Stocks decline for 3rd day amid talk of slowing stimulus

Despite falling for a third consecutive day, the stock market is holding up reasonably well amid speculation that the Federal Reserve may start rolling back its economic stimulus efforts.

The Dow Jones industrial average were 54.98 points, or 0.35%, to 15,463.76 in midday trading. It was part of a broad decline in U.S. share prices that followed overnight losses in foreign markets, especially in Britain and Japan. Stocks tumbled 4% in Japan.

The selling has come amid extremely light trading activity, even when measured by the relaxed standards of the summer when much of Wall Street is on vacation. Average daily trading volume on the New York Stock Exchange last month was 1.4 billion shares, down 16% from a year ago.

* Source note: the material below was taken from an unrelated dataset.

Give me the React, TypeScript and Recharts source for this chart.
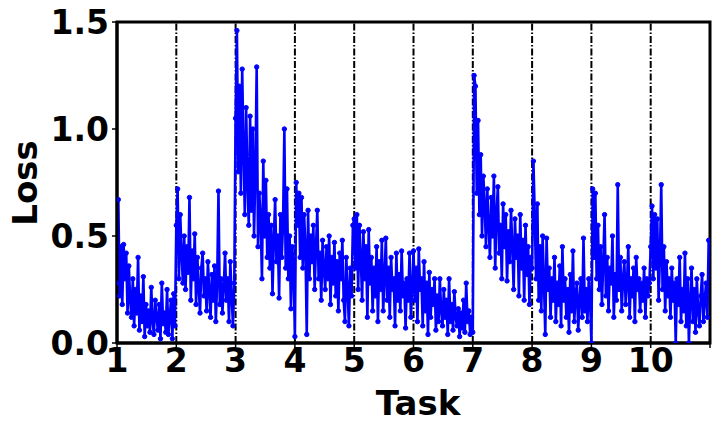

This week's selling has been stoked by signals that the Federal Reserve may rein in its $85-billion-a-month bond-buying program sooner than expected.

Charles Evans, the head of the Federal Reserve Bank of Chicago, hinted that a so-called tapering of the bond buying could begin as soon as next month because of the economy’s clear improvement.

Stocks fell sharply in June after Fed officials suggested a so-called tapering of the bond buying, which many investors credit with spurring the sluggish U.S. economy and pushing up share prices.

Despite similar hints now, the current sell-off has been relatively muted, with the Dow off less than 1.5% from its record peak last Friday.